Court rejects “fanciful” conveyancing negligence claim


High Court: Claimant gave untrue evidence

The High Court has rejected a “fanciful” £600,000 conveyancing negligence claim against the law firm Gateley, based on an error admitted by the firm.

Mrs Justice Tipples described a director of one of the claimant companies, Lawrence Coppen, as an unsatisfactory witness who gave “untrue” evidence.

She said Gateley admitted breach of its duty of care in failing to identify the discrepancy between the Land Registry plan for a development site and the highways plan, which showed that part of the footway encroached on it.

The judge said the only way of dealing with this was to obtain a ‘stopping up order’ from the council to “extinguish the highway rights over the footway”, so the development could go ahead.
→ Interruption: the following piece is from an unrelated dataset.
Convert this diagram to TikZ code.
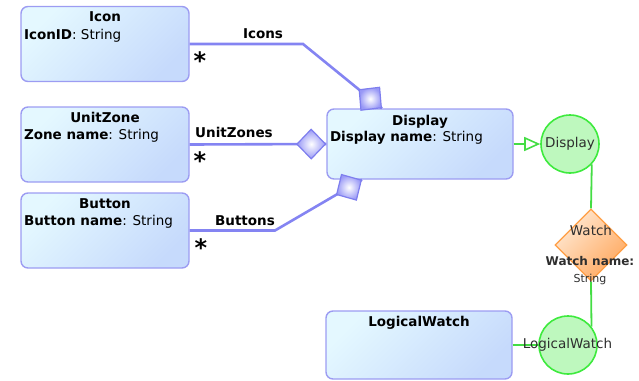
\documentclass[tikz,border=0pt]{standalone}
\usepackage{fontspec}
\setmainfont{DejaVu Sans}
\usetikzlibrary{arrows.meta,shapes.geometric,decorations.markings}

\definecolor{classedge}{HTML}{9C9CF2}
\definecolor{boxtop}{HTML}{E4F8FF}
\definecolor{boxbot}{HTML}{C6DAFC}
\definecolor{assocline}{HTML}{8484F2}
\definecolor{aggedge}{HTML}{7E7EEE}
\definecolor{aggfill}{HTML}{9898F6}
\definecolor{greenline}{HTML}{44DD44}
\definecolor{greenedge}{HTML}{3EEA3E}
\definecolor{greenfill}{HTML}{BEF8BE}
\definecolor{orangeedge}{HTML}{FF9E44}
\definecolor{orangetop}{HTML}{FFE8D2}
\definecolor{orangebot}{HTML}{FFA85E}
\definecolor{softtext}{HTML}{2E2E2E}

\begin{document}
\begin{tikzpicture}[x=1pt,y=-1pt,
  classbox/.style={draw=classedge, line width=1.4pt, rounded corners=7pt,
    top color=boxtop, bottom color=boxbot, shading angle=45,
    minimum width=168pt, minimum height=75pt, inner sep=0pt},
  widebox/.style={classbox, minimum width=186pt, minimum height=70pt},
  title/.style={font=\bfseries\fontsize{13.5}{16}\selectfont, anchor=base, inner sep=0pt},
  attr/.style={font=\fontsize{13.5}{16}\selectfont, anchor=base west, inner sep=0pt},
  rolelabel/.style={font=\bfseries\fontsize{13.5}{16}\selectfont, anchor=base, inner sep=0pt},
  multiplicity/.style={font=\bfseries\fontsize{24}{24}\selectfont, inner sep=0pt, anchor=base},
  aggtip/.style={diamond, draw=aggedge, line width=1.2pt, inner color=white, outer color=aggfill,
    minimum width=29pt, minimum height=30pt, inner sep=0pt, anchor=east, transform shape},
  aggregation/.style={draw=assocline, line width=2.6pt,
    postaction={decorate, decoration={markings, mark=at position 1 with {\node[aggtip]{};}}}},
  instcircle/.style={circle, draw=greenedge, line width=1.6pt, fill=greenfill,
    minimum size=58pt, inner sep=0pt},
  insttext/.style={font=\fontsize{13.5}{16}\selectfont, text=softtext, anchor=base, inner sep=0pt},
  greenlink/.style={draw=greenline, line width=1.8pt},
]
\useasboundingbox (0,0) rectangle (639,380);

% classes
\node[classbox] (icon) at (105,44) {};
\node[classbox] (unitzone) at (105,144.5) {};
\node[classbox] (button) at (105,230.5) {};
\node[widebox] (display) at (420,144) {};
\node[widebox, minimum height=68pt] (logical) at (419,345) {};

\node[title] (icont) at ([yshift=-16pt]icon.north) {Icon};
\node[attr] (icona) at ([xshift=3.5pt,yshift=-34pt]icon.north west) {\textbf{IconID}: String};
\node[title] (unitzonet) at ([yshift=-16pt]unitzone.north) {UnitZone};
\node[attr] (unitzonea) at ([xshift=3.5pt,yshift=-33pt]unitzone.north west) {\textbf{Zone name}: String};
\node[title] (buttont) at ([yshift=-16pt]button.north) {Button};
\node[attr] (buttona) at ([xshift=3.5pt,yshift=-33pt]button.north west) {\textbf{Button name}: String};
\node[title] (displayt) at ([yshift=-17pt]display.north) {Display};
\node[attr] (displaya) at ([xshift=3.5pt,yshift=-33pt]display.north west) {\textbf{Display name}: String};
\node[title] (logicalt) at ([yshift=-16pt]logical.north) {LogicalWatch};

% aggregations into Display
\coordinate (iconbend) at (303,44);
\coordinate (buttonbend) at (275,230.5);
\path[aggregation] (icon.east) -- (iconbend) -- ([xshift=-38pt]display.north);
\path[aggregation] (unitzone.east) -- (display.west);
\path[aggregation] (button.east) -- (buttonbend) -- ([xshift=-58pt]display.south);

\node[rolelabel] (iconsl) at (263,38) {Icons};
\node[rolelabel, anchor=base west] (unitzonesl) at (195,137) {UnitZones};
\node[rolelabel] (buttonsl) at (245,225) {Buttons};
\node[multiplicity] (m1) at (200,69) {*};
\node[multiplicity] (m2) at (200,169) {*};
\node[multiplicity] (m3) at (201,256) {*};

% instances
\node[instcircle] (dispc) at (570,144) {};
\node[insttext] (dispct) at (570,147) {Display};
\node[diamond, draw=orangeedge, line width=1.3pt, top color=orangetop, bottom color=orangebot,
  shading angle=45, minimum width=72pt, minimum height=72pt, inner sep=0pt] (watch) at (591,245) {};
\node[instcircle] (lwc) at (568,345) {};

\draw[greenlink, -{Triangle[open, length=16pt, width=14pt, line width=1.6pt]}] (display.east) -- (dispc.west);
\draw[greenlink] (dispc.-43) -- (watch.north);
\draw[greenlink] (watch.south) -- (lwc.38);
\draw[greenlink] (logical.east) -- (lwc.west);

\node[insttext] (watcht) at (591,235) {Watch};
\node[insttext, font=\bfseries\fontsize{12}{14}\selectfont] (watchn) at (590,265) {Watch name:};
\node[insttext, font=\fontsize{11}{13}\selectfont] (watchs) at (590,282) {String};
\node[insttext] (lwct) at (567.5,348) {LogicalWatch};
\end{tikzpicture}
\end{document}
Denying the claimants’ loss of opportunity claim, Gateley argued that even if the correct information had been provided in the first place, the transaction would never have gone ahead, partly because the claimants “did not have the financial resources” to do so.

Tipples J said Mr Coppen, director of Taray Investments, gave “untrue” evidence that a company called DJH Cap Limited had agreed to loan Taray £600,000. As a result, she said she would not be accepting his evidence unless it was independently corroborated.

In contrast the judge said she accepted the evidence given by Raymond Simpson, the Gateley partner involved in the transaction.

“Mr Simpson was a careful and measured witness and I am quite satisfied he gave truthful answers to the questions he was asked.”

Tipples J said Alexander Ealey, a director of development company Bellevue, which formed a joint venture to develop the site in Rotherhithe, south London, felt “very aggrieved” as a result of Gateley’s error, as he considered the site a “real opportunity” for his company.

“This meant that, during the course of his evidence, Mr Ealey had a tendency to argue his case, rather than focus on answering what Bellevue would have done if Mr Simpson’s error had been known at the outset.

“In terms of contemporaneous documents, the best guide as to what steps Bellevue would have taken is in the financial information available, and also the vendor’s solicitors’ file.

“I am unable to accept Mr Ealey’s evidence, if it was inconsistent with this evidence or any other contemporaneous documents.”

The claim was brought against Gateley Heritage LLP, the partnership that pre-dated the firm’s public listing in 2015 and is now owned by Gateley PLC.

The High Court heard in Taray Investments and another v Gateley Heritage LLP [2020] EWHC 716 (QB) that the site was owned by the Church of England, and planning permission to redevelop it was obtained in 2012 by the local church.

The church looked for a buyer and in June 2012 Mr Coppen, a finance broker, made an offer through Taray Investments and instructed Gateley to do the conveyancing.

Taray and Bellevue agreed a joint venture to develop the site in June 2012 and secured a loan of over £1.3m from Titlestone in January 2013.

Titlestone’s solicitors, DAC Beachcroft, discovered the coveyancing discrepancy in May 2013.

The local council confirmed later that month that a stopping-up order was needed to deal with the problem; the sale collapsed a few days later.

Tipples J said that, given the good relationship between the parties, it was “somewhat stark” that the deal fell apart so quickly.

She said the reason was that Bellevue would not provide the 10% deposit, £60,000, the church asked for in return for a conditional contract to proceed if the stopping up order was obtained. This was because its money could be tied up for a year and there was no guarantee that the order would be granted

So the prospect of the claimants succeeding in acquiring and developing the Rotherhithe site was “fanciful in the circumstances and their claim against the defendant fails”.